CLI metrics in the web app
The web app reports CLI activity on its own page, with the terminal and command breakdowns visible per developer:
Standard CLI vs AI-CLI
PanDev Metrics splits captured commands into two categories so AI-coding activity is visible separately from regular shell work:
| Category | What it covers | Examples |
|---|---|---|
| Standard CLI | Day-to-day shell tools, build systems, package managers, git, infra CLIs | npm, git, brew, docker, kubectl, cd (excluded by default) |
| AI-CLI | AI coding assistants invoked from the terminal | AI coding tools that run as a command from the shell, tracked on a separate counter |
Both streams use the same heartbeat format (base command + timestamp). The split happens server-side and lets you compare time spent in conventional tooling against time spent prompting AI tools from the terminal — the same way the IDE plugins overview splits developer activity from AI activity inside an editor.
At a glance
| Property | Value |
|---|---|
| Purpose | Terminal activity heartbeats |
| Captured | Base command name + timestamp |
| Not captured | Arguments, flags, env vars, secrets, output, file contents |
| Transport | HTTPS / TLS |
| Authentication | PanDev Metrics user account (login + password) |
| Audience | Every developer in the tenant |
| Configuration UI | Settings → Plugin → CLI plugin |
Supported platforms
| Platform | Status | Installation guide |
|---|---|---|
| macOS | Stable | Install on macOS |
| Linux | Stable | Install on Linux |
| Windows | Stable | Install on Windows |
On Windows the plugin installs via a PowerShell one-liner and authenticates with an API token — see Install on Windows.
What gets captured
The CLI plugin watches your shell and emits one event per command. Each event contains:
| Field | Example | Notes |
|---|---|---|
| Command | git, npm, docker, kubectl | Base command only — the part before the first space |
| Timestamp | 2026-05-13T14:21:08Z | When the command was invoked |
| Host | hostname | For multi-machine attribution |
| User | PanDev Metrics login | Linked to your account |
What is NOT captured
The privacy guarantee is built into the plugin — there is no setting that turns these on:
- Command arguments (no file paths, branch names, hostnames)
- Command flags (no
--token,--password,--key) - Environment variables
- Standard output / standard error
- File contents
- Working directory
Example:
# You run:
git commit -m "fix CVE-2026-1234" --author="alice@example.com"
# PanDev sees:
git # + timestamp
This is by design. The CLI plugin is a heartbeat, not an audit log.

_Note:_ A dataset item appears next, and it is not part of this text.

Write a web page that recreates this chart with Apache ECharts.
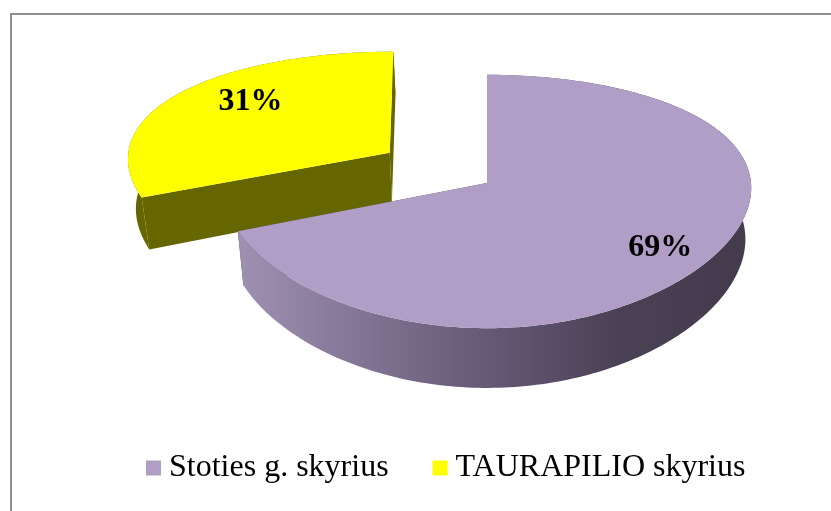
<!DOCTYPE html>
<html>
<head>
<meta charset="utf-8">
<script src="https://cdn.jsdelivr.net/npm/echarts@6/dist/echarts.min.js"></script>
<style>
  html, body { margin: 0; padding: 0; background: #fff; }
  #chart { width: 831px; height: 511px; }
</style>
</head>
<body>
<div id="chart"></div>
<script>
  // data
  var categories = ['Stoties g. skyrius', 'TAURAPILIO skyrius'];
  var shares = [69, 31];
  var topColors = ['#b09ec6', '#ffff00'];
  var explode = [0, 0.45];
  var labelRadius = [0.78, 0.66];
  var labelShiftY = [7, -10];

  // 3d pie geometry (simple perspective: farther back / lower = smaller)
  var cx = 487, cy = 183, rx = 264, ry = 124, depth = 51;
  var px = 0.04, py = 0.146, pz = 0.022;
  var startAngle = Math.PI / 2;

  var total = shares.reduce(function (a, b) { return a + b; }, 0);
  var slices = [];
  var acc = startAngle;
  for (var i = 0; i < shares.length; i++) {
    var span = shares[i] / total * Math.PI * 2;
    slices.push({ a0: acc, a1: acc - span, mid: acc - span / 2 });
    acc -= span;
  }

  // X to the right, Y to the back (unit radius), z = drop below top face
  function proj(X, Y, z) {
    z = z || 0;
    var sx = 1 / (1 + px * Y) * (1 - pz * z / depth), sy = 1 / (1 + py * Y);
    return [cx + rx * X * sx, cy + (-ry * Y + z) * sy];
  }

  function pt(a, r, o, z) {
    return proj(o[0] + r * Math.cos(a), o[1] + r * Math.sin(a), z);
  }

  function arc(a0, a1, o, z) {
    var pts = [];
    var n = Math.max(2, Math.ceil(Math.abs(a0 - a1) / 0.02));
    for (var k = 0; k <= n; k++) {
      pts.push(pt(a0 + (a1 - a0) * k / n, 1, o, z));
    }
    return pts;
  }

  var purpleWall = {
    type: 'linear', x: cx - rx, y: 0, x2: cx + rx, y2: 0, global: true,
    colorStops: [
      { offset: 0, color: '#a394b6' },
      { offset: 0.45, color: '#6b5e7c' },
      { offset: 0.75, color: '#4a4155' },
      { offset: 1, color: '#433b4c' }
    ]
  };
  var wallColors = [purpleWall, '#666600'];
  var faceColors = ['#4a4155', '#666600'];

  function renderSlice(idx) {
    return function (params, api) {
      var s = slices[idx];
      var f = explode[idx];
      var o = [f * Math.cos(s.mid), f * Math.sin(s.mid)];
      var children = [];
      var apexT = proj(o[0], o[1], 0), apexB = proj(o[0], o[1], depth);

      // radial faces
      [s.a0, s.a1].forEach(function (a) {
        children.push({
          type: 'polygon',
          shape: { points: [apexT, pt(a, 1, o, 0), pt(a, 1, o, depth), apexB] },
          style: { fill: faceColors[idx] }
        });
      });

      // outer wall (back parts end up under the top face)
      children.push({
        type: 'polygon',
        shape: { points: arc(s.a0, s.a1, o, 0).concat(arc(s.a1, s.a0, o, depth)) },
        style: { fill: wallColors[idx] }
      });

      // top face
      children.push({
        type: 'polygon',
        shape: { points: [apexT].concat(arc(s.a0, s.a1, o, 0)) },
        style: { fill: topColors[idx] }
      });

      // label
      var lp = pt(s.mid, labelRadius[idx], o, 0);
      children.push({
        type: 'text',
        style: {
          x: lp[0], y: lp[1] + labelShiftY[idx],
          text: api.value(0) + '%',
          fill: '#000',
          font: 'bold 32px "Liberation Serif"',
          align: 'center', verticalAlign: 'middle'
        }
      });

      return { type: 'group', children: children };
    };
  }

  var series = categories.map(function (name, i) {
    return {
      name: name,
      type: 'custom',
      coordinateSystem: 'none',
      z: i === 0 ? 3 : 2,
      itemStyle: { color: topColors[i] },
      renderItem: renderSlice(i),
      data: [shares[i]],
      silent: true,
      animation: false
    };
  });

  var chart = echarts.init(document.getElementById('chart'));
  chart.setOption({
    backgroundColor: '#fff',
    animation: false,
    graphic: [{
      type: 'rect',
      shape: { x: 11, y: 14, width: 900, height: 600 },
      style: { fill: 'none', stroke: '#8f8f8f', lineWidth: 2 },
      z: -10
    }],
    legend: {
      data: categories,
      left: 141,
      top: 447,
      icon: 'rect',
      itemWidth: 15,
      itemHeight: 15,
      itemGap: 44,
      selectedMode: false,
      textStyle: { fontFamily: 'Liberation Serif', fontSize: 32, color: '#000', padding: [0, 0, 0, 3] }
    },
    series: series
  });
</script>
</body>
</html>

How it fits the time model
Heartbeats from the CLI plugin feed the same active-time calculation as the IDE and browser plugins. If gaps between events stay below 15 minutes, the time counts as active developer time. Gaps over 15 minutes break the session.
CLI activity therefore counts toward:
- Active hours per developer
- Time on task when a task is open in the IDE alongside the terminal
- DORA metrics that depend on hands-on time
Authentication
The CLI plugin uses a standard PanDev Metrics user account — the same login you use for the web UI. The plugin stores credentials locally so it can reconnect after restarts.
pandev login
# Server URL: https://metrics-cloud.pandev.io (or your on-prem URL)
# Login: your.name@example.com
# Password: *********
For on-prem deployments with self-signed certificates, see the troubleshooting section of your platform guide.
Verification
After installation, three commands let you check the plugin is alive:
pandev status # Confirms daemon is running and authenticated
pandev time # Shows captured CLI time for today
pandev --help # Lists every command the plugin exposes
Configuration in the UI
Administrators can review CLI plugin connections under Settings → Plugin → CLI plugin. Each active developer machine appears with the last heartbeat time. If a connection is missing, the developer needs to re-run pandev login.
Offline behaviour
If the developer machine is offline, the plugin queues events locally. When the network returns, the queue flushes to the server in order. No events are lost; timestamps are preserved.
FAQ
Why only the command name and not the arguments?
Arguments routinely contain secrets (--token, --password), private paths (/home/alice/secrets/), and sensitive identifiers (issue numbers, customer IDs). PanDev Metrics is a productivity tool, not an audit tool — recording only the base command keeps the privacy contract simple and irrevocable.
Does the CLI plugin work in tmux / screen / SSH sessions?
Yes. The plugin hooks into the shell, not the terminal emulator. Tmux panes, screen windows, and SSH sessions all produce heartbeats as long as the plugin is installed on the machine running the shell.
Does it slow down my terminal?
No. Each heartbeat is a single non-blocking write to a local queue. The daemon flushes to the server in the background.
Can I exclude specific commands?
Currently, exclusions are not user-configurable in the CLI plugin. The whitelist of tracked commands is set globally and excludes shell built-ins (cd, ls, pwd, etc.) by default.
Does it require sudo or root?
Installation requires elevated rights on macOS (Homebrew tap install + a one-time sudo pandev-cli-plugin --install). After installation, the daemon runs as your user.